- [OBJECTIVE] Scan the lines below for the word "produces". Copy each line you find it in.
--
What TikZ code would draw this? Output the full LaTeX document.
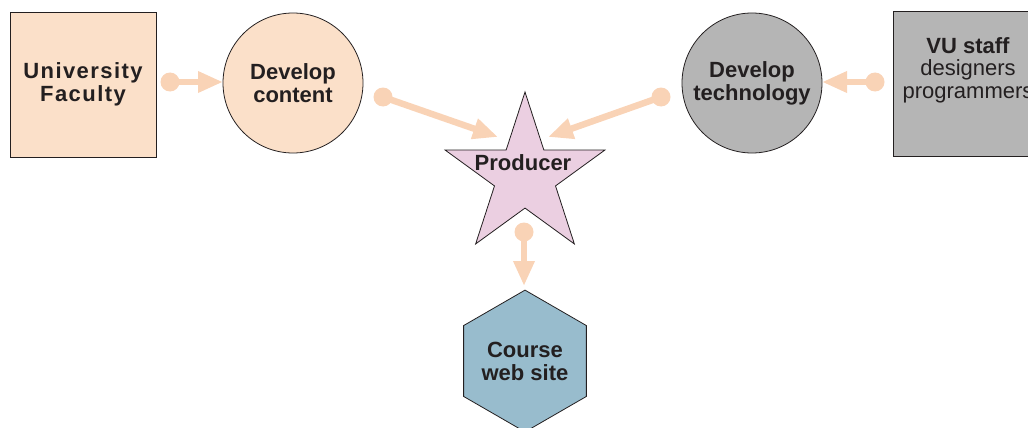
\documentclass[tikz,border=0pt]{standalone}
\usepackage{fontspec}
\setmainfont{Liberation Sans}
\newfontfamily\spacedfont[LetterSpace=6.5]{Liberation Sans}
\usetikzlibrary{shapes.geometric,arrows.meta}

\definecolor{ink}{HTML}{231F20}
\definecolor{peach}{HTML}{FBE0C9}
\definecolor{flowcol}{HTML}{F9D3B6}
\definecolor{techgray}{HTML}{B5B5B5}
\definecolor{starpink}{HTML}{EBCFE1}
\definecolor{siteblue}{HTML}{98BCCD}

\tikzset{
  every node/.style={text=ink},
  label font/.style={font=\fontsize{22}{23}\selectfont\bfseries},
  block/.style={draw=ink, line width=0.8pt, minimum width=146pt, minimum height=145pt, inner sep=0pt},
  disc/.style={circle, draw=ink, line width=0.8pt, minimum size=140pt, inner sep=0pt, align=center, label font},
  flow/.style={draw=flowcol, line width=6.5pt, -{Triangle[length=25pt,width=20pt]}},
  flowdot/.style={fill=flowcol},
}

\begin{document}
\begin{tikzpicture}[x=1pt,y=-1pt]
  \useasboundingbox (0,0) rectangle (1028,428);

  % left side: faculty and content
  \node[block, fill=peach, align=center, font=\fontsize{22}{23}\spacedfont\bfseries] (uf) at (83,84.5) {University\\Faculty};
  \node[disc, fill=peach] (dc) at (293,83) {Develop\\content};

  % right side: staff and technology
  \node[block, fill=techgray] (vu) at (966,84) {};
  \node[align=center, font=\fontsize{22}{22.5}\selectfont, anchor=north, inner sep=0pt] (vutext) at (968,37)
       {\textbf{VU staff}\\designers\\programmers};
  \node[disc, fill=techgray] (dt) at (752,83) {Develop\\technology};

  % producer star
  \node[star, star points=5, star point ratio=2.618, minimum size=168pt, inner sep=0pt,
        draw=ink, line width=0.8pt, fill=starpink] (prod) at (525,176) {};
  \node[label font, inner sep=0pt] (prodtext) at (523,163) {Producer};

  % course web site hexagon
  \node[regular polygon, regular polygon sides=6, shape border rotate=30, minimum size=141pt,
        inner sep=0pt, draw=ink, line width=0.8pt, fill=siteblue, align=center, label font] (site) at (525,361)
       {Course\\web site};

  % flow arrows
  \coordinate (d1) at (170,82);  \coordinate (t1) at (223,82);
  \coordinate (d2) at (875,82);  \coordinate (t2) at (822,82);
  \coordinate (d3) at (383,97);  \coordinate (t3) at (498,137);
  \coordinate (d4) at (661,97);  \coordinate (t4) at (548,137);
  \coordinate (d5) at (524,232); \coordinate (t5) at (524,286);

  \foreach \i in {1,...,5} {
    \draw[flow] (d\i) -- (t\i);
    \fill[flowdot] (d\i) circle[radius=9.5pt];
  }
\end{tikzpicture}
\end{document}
--
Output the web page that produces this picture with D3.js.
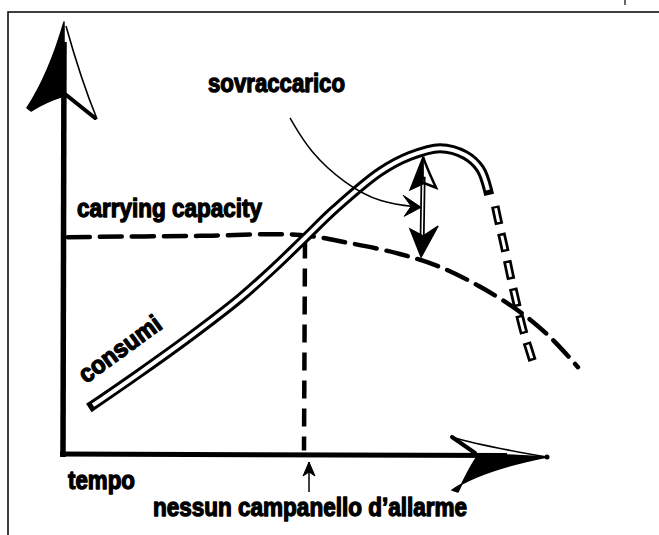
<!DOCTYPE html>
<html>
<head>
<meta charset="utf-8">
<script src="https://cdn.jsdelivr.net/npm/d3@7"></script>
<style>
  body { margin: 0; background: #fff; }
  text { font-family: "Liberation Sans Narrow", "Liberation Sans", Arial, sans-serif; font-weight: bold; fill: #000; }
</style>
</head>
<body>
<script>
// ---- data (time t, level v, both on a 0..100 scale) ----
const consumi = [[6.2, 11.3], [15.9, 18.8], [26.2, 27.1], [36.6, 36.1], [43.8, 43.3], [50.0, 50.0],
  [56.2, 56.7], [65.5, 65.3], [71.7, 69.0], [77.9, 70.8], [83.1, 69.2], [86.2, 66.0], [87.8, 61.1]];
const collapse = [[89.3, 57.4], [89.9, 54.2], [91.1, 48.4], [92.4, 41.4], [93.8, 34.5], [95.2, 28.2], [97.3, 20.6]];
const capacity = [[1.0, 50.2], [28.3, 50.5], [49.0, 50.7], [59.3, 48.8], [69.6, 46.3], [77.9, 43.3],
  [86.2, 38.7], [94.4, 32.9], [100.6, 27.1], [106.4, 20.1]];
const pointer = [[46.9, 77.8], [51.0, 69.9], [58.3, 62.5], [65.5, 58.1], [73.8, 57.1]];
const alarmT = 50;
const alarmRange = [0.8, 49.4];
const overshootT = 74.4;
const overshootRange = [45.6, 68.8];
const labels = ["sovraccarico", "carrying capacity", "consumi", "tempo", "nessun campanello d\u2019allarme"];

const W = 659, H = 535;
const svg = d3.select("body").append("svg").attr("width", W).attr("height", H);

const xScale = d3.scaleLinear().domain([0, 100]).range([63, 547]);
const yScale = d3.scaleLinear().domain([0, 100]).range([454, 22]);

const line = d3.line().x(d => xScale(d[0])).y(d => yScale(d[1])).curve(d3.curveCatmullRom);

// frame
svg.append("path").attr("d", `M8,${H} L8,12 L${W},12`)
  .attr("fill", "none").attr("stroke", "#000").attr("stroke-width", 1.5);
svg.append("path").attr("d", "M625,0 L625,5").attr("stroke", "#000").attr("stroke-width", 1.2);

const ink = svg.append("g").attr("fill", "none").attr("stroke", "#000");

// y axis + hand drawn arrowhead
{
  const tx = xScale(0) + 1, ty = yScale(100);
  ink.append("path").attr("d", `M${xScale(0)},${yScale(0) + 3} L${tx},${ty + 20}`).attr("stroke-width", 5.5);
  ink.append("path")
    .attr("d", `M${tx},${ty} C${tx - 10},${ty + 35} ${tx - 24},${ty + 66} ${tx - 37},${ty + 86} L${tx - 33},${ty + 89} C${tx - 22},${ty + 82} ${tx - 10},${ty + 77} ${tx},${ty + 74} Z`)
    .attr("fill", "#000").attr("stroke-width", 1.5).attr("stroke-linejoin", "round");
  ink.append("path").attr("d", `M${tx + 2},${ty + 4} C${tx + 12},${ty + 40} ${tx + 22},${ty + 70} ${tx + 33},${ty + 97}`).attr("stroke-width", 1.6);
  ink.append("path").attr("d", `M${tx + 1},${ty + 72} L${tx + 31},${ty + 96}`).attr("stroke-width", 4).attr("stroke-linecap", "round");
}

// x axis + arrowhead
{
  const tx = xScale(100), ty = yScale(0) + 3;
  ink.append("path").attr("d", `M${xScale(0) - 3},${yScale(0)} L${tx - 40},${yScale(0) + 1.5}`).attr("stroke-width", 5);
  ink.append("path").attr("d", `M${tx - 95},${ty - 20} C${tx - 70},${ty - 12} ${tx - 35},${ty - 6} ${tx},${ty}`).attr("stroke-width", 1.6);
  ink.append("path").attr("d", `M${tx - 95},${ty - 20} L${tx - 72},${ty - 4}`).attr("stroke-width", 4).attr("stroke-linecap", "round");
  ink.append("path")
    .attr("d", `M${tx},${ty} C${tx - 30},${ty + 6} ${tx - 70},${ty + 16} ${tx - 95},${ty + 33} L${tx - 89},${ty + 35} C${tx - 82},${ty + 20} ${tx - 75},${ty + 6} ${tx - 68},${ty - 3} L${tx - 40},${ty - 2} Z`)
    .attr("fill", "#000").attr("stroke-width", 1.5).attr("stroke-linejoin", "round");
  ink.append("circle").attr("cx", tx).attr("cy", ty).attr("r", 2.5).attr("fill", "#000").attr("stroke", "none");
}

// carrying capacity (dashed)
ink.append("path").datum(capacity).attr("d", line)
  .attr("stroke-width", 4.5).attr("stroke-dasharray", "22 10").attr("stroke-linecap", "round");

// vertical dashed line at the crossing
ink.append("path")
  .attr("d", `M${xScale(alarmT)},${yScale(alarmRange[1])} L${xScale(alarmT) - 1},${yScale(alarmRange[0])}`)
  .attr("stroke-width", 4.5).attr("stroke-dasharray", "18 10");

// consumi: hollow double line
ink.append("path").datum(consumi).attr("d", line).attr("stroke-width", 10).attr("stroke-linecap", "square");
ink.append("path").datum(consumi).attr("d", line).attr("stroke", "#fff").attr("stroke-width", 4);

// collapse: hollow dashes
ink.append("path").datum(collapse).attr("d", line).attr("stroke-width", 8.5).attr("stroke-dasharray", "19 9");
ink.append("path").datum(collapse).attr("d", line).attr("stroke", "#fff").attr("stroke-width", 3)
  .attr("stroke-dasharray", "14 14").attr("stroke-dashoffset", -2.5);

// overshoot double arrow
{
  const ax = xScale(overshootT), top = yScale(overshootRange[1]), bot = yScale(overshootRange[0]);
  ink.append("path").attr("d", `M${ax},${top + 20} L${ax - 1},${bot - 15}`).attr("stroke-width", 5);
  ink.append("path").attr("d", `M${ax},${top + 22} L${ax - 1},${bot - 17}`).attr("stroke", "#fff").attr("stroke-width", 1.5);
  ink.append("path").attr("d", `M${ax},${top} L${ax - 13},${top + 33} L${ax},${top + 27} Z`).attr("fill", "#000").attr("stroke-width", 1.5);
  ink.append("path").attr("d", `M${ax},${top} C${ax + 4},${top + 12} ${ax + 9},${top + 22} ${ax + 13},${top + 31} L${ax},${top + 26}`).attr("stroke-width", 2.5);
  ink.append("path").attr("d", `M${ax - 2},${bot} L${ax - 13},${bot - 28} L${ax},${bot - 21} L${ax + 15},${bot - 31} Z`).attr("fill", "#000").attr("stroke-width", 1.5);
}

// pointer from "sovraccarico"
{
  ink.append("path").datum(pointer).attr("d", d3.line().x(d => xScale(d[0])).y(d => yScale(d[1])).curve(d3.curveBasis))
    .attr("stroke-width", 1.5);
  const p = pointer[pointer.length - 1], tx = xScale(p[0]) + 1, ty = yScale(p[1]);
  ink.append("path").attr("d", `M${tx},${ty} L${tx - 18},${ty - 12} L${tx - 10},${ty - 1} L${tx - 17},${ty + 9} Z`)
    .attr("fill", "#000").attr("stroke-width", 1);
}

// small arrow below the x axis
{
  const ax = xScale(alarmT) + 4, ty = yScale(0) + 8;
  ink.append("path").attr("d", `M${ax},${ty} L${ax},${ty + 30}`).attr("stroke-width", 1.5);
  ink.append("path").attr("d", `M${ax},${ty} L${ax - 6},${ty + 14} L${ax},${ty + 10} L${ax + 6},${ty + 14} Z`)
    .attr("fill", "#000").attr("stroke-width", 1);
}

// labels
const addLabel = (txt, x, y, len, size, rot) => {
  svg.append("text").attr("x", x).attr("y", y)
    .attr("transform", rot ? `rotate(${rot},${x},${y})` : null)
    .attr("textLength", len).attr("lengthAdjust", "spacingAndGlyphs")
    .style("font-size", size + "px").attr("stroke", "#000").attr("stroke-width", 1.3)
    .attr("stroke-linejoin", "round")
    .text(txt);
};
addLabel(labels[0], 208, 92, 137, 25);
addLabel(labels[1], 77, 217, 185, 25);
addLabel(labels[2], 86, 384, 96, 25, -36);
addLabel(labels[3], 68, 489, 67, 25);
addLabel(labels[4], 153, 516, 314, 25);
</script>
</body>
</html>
--
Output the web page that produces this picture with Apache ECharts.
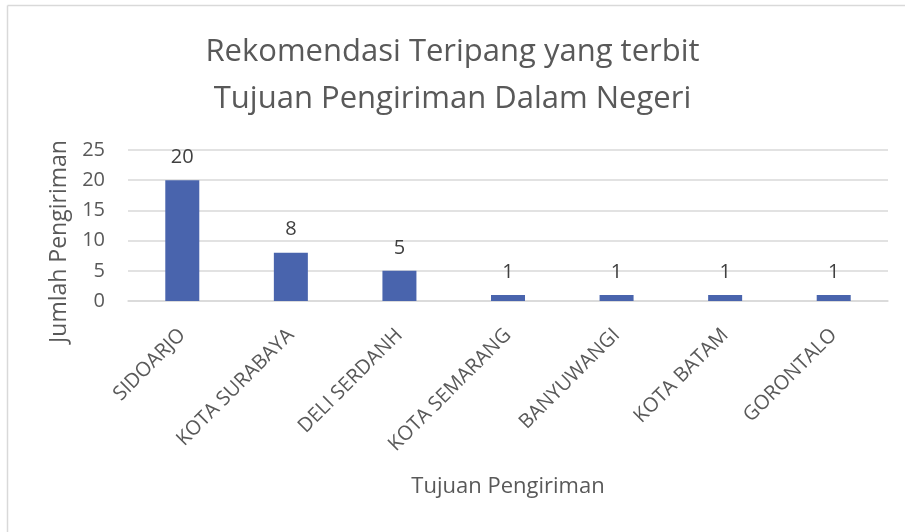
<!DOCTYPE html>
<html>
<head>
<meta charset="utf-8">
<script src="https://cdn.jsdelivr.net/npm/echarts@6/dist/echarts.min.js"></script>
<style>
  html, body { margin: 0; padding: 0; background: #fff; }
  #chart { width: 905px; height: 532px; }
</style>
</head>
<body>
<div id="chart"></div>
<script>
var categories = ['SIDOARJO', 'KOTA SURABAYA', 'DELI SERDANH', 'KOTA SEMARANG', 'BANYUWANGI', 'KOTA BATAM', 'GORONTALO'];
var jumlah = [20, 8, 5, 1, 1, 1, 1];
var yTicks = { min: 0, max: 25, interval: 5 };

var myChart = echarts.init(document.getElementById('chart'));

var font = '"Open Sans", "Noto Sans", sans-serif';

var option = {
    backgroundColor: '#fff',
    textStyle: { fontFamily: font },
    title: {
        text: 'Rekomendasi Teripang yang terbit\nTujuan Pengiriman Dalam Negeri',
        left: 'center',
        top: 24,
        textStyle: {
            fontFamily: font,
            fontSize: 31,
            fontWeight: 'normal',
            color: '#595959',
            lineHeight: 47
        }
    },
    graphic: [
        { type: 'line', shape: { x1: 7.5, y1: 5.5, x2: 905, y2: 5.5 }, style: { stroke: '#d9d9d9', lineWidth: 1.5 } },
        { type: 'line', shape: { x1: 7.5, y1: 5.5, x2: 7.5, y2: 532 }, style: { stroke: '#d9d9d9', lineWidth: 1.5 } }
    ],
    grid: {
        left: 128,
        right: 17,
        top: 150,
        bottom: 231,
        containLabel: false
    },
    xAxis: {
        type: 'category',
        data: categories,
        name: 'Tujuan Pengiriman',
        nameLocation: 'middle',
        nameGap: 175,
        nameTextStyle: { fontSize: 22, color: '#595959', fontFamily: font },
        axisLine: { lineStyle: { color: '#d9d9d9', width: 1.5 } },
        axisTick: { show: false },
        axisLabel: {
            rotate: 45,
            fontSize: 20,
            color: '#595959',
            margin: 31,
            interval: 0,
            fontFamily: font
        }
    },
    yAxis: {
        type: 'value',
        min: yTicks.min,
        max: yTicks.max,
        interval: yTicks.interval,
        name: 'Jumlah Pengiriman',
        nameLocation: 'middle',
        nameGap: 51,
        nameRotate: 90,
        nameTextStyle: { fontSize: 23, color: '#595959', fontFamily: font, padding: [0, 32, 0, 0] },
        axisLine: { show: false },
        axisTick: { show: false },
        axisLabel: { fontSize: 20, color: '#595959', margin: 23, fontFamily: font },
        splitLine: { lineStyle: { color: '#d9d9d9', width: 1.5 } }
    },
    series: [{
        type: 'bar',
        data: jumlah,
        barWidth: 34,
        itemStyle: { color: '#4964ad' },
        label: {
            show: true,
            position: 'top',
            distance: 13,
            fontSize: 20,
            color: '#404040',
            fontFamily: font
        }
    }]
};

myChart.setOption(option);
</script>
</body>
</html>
--
- [PROBLEM SOLUTION]
Output the web page that produces this picture with D3.js.
Output the web page that produces this picture with Apache ECharts.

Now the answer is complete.